►

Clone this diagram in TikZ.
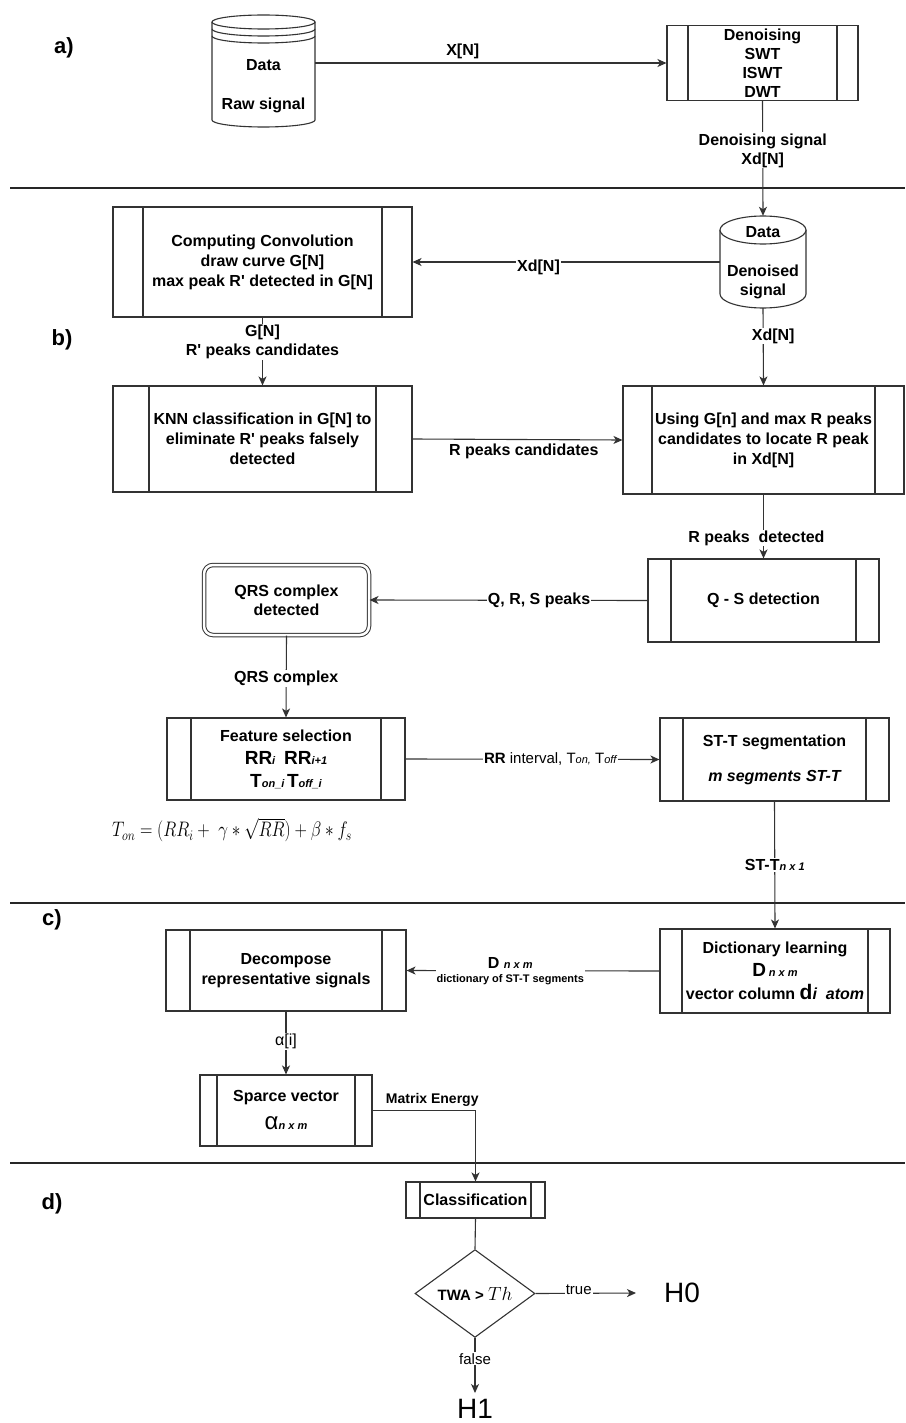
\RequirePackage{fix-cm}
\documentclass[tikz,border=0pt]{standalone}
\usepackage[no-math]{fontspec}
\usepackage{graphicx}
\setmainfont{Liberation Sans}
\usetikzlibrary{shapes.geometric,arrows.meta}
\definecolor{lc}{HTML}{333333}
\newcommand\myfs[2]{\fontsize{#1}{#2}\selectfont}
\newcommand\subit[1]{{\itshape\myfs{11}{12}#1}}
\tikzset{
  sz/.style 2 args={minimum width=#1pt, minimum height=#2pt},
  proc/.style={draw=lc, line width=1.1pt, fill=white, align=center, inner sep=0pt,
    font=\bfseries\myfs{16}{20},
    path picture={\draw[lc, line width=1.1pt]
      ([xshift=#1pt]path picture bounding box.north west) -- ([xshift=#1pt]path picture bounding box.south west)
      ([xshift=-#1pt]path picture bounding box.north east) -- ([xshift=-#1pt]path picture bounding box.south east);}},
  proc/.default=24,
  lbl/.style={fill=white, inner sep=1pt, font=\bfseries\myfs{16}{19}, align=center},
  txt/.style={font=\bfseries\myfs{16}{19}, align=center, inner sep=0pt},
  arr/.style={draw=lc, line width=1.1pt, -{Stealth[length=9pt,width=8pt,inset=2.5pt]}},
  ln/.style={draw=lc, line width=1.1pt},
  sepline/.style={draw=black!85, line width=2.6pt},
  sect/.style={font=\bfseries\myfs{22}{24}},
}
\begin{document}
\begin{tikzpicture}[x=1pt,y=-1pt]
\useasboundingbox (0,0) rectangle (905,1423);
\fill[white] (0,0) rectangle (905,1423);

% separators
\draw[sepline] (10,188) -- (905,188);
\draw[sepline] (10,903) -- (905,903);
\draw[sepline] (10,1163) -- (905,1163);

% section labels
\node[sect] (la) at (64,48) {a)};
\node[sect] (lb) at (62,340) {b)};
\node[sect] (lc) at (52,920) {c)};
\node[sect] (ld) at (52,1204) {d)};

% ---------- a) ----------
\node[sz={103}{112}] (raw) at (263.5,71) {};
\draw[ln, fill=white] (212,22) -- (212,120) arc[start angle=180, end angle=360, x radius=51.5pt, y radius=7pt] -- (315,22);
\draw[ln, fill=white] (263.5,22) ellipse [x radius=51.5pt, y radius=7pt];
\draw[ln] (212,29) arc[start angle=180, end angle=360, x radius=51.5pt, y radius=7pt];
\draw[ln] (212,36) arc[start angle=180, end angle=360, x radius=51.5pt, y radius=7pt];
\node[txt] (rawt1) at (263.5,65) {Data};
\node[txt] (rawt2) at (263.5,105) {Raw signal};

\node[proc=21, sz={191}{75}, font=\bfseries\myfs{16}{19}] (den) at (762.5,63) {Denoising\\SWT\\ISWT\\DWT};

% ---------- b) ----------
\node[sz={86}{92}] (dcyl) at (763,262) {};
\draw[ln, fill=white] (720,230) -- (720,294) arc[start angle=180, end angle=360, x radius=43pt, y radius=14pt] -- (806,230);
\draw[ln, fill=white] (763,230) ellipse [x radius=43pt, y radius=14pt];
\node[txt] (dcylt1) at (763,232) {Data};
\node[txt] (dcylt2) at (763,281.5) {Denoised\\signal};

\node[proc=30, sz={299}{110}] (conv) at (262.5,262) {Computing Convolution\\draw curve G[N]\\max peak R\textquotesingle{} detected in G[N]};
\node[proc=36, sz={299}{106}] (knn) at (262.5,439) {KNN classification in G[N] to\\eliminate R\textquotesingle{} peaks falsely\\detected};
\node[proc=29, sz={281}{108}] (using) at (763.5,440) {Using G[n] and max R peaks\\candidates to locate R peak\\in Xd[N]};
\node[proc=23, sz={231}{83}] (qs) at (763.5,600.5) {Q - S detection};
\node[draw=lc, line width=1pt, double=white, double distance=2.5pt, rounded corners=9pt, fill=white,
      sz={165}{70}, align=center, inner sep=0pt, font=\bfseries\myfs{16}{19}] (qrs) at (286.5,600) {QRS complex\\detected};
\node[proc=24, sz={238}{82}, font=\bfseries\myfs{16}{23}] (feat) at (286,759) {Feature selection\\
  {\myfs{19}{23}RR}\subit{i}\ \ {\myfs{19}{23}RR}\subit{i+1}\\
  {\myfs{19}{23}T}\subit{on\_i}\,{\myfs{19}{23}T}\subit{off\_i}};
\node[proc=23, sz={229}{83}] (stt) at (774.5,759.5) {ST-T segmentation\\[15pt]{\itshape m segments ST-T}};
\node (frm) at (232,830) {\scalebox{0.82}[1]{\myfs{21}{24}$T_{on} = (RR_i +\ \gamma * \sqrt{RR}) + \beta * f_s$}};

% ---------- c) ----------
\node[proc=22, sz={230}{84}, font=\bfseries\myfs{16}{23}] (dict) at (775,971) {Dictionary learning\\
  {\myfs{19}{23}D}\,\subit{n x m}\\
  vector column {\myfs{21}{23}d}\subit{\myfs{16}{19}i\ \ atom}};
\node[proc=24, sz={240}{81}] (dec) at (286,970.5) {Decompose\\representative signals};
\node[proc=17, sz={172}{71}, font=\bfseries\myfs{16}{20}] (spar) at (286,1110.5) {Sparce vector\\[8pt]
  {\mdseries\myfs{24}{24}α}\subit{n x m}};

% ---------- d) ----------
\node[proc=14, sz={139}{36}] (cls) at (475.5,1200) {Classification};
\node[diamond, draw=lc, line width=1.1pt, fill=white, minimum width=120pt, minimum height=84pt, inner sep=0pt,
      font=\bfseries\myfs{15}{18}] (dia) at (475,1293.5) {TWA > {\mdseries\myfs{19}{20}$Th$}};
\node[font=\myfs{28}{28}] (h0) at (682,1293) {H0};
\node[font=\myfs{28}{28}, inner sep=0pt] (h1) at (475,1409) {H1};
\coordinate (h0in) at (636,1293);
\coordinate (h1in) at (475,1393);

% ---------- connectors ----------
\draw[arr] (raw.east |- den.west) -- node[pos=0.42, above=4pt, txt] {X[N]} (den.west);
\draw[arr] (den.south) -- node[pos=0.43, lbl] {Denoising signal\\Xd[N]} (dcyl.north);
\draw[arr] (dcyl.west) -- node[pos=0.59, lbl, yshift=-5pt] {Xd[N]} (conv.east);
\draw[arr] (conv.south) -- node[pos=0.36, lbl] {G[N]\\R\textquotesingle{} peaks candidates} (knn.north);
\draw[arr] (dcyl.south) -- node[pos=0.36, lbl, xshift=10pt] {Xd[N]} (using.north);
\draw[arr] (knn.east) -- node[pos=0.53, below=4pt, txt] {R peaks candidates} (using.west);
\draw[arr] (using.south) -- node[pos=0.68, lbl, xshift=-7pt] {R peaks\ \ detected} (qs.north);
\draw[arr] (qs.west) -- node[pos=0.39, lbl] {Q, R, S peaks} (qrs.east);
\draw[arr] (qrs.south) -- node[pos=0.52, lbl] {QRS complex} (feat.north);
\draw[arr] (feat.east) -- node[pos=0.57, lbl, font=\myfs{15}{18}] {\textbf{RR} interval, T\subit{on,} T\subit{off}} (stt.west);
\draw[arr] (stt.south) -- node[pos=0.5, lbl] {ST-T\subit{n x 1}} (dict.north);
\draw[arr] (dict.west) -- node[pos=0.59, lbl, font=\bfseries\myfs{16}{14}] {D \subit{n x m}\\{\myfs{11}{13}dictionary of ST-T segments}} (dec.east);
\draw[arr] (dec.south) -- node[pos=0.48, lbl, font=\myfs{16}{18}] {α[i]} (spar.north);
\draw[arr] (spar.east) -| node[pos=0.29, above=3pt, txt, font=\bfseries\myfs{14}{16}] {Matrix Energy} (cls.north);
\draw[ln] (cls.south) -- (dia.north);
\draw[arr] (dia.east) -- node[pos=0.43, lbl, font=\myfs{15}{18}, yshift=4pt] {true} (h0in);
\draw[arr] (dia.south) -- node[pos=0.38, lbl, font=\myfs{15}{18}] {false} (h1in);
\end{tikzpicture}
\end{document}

◄

§ EXERCISE TASK: Your task is to reproduce exactly the lines from the start of the data above through the line containing "(ld) at (52,1204)", leaving every picture out.

§ ANSWER:
Clone this diagram in TikZ.
\RequirePackage{fix-cm}
\documentclass[tikz,border=0pt]{standalone}
\usepackage[no-math]{fontspec}
\usepackage{graphicx}
\setmainfont{Liberation Sans}
\usetikzlibrary{shapes.geometric,arrows.meta}
\definecolor{lc}{HTML}{333333}
\newcommand\myfs[2]{\fontsize{#1}{#2}\selectfont}
\newcommand\subit[1]{{\itshape\myfs{11}{12}#1}}
\tikzset{
  sz/.style 2 args={minimum width=#1pt, minimum height=#2pt},
  proc/.style={draw=lc, line width=1.1pt, fill=white, align=center, inner sep=0pt,
    font=\bfseries\myfs{16}{20},
    path picture={\draw[lc, line width=1.1pt]
      ([xshift=#1pt]path picture bounding box.north west) -- ([xshift=#1pt]path picture bounding box.south west)
      ([xshift=-#1pt]path picture bounding box.north east) -- ([xshift=-#1pt]path picture bounding box.south east);}},
  proc/.default=24,
  lbl/.style={fill=white, inner sep=1pt, font=\bfseries\myfs{16}{19}, align=center},
  txt/.style={font=\bfseries\myfs{16}{19}, align=center, inner sep=0pt},
  arr/.style={draw=lc, line width=1.1pt, -{Stealth[length=9pt,width=8pt,inset=2.5pt]}},
  ln/.style={draw=lc, line width=1.1pt},
  sepline/.style={draw=black!85, line width=2.6pt},
  sect/.style={font=\bfseries\myfs{22}{24}},
}
\begin{document}
\begin{tikzpicture}[x=1pt,y=-1pt]
\useasboundingbox (0,0) rectangle (905,1423);
\fill[white] (0,0) rectangle (905,1423);

% separators
\draw[sepline] (10,188) -- (905,188);
\draw[sepline] (10,903) -- (905,903);
\draw[sepline] (10,1163) -- (905,1163);

% section labels
\node[sect] (la) at (64,48) {a)};
\node[sect] (lb) at (62,340) {b)};
\node[sect] (lc) at (52,920) {c)};
\node[sect] (ld) at (52,1204) {d)};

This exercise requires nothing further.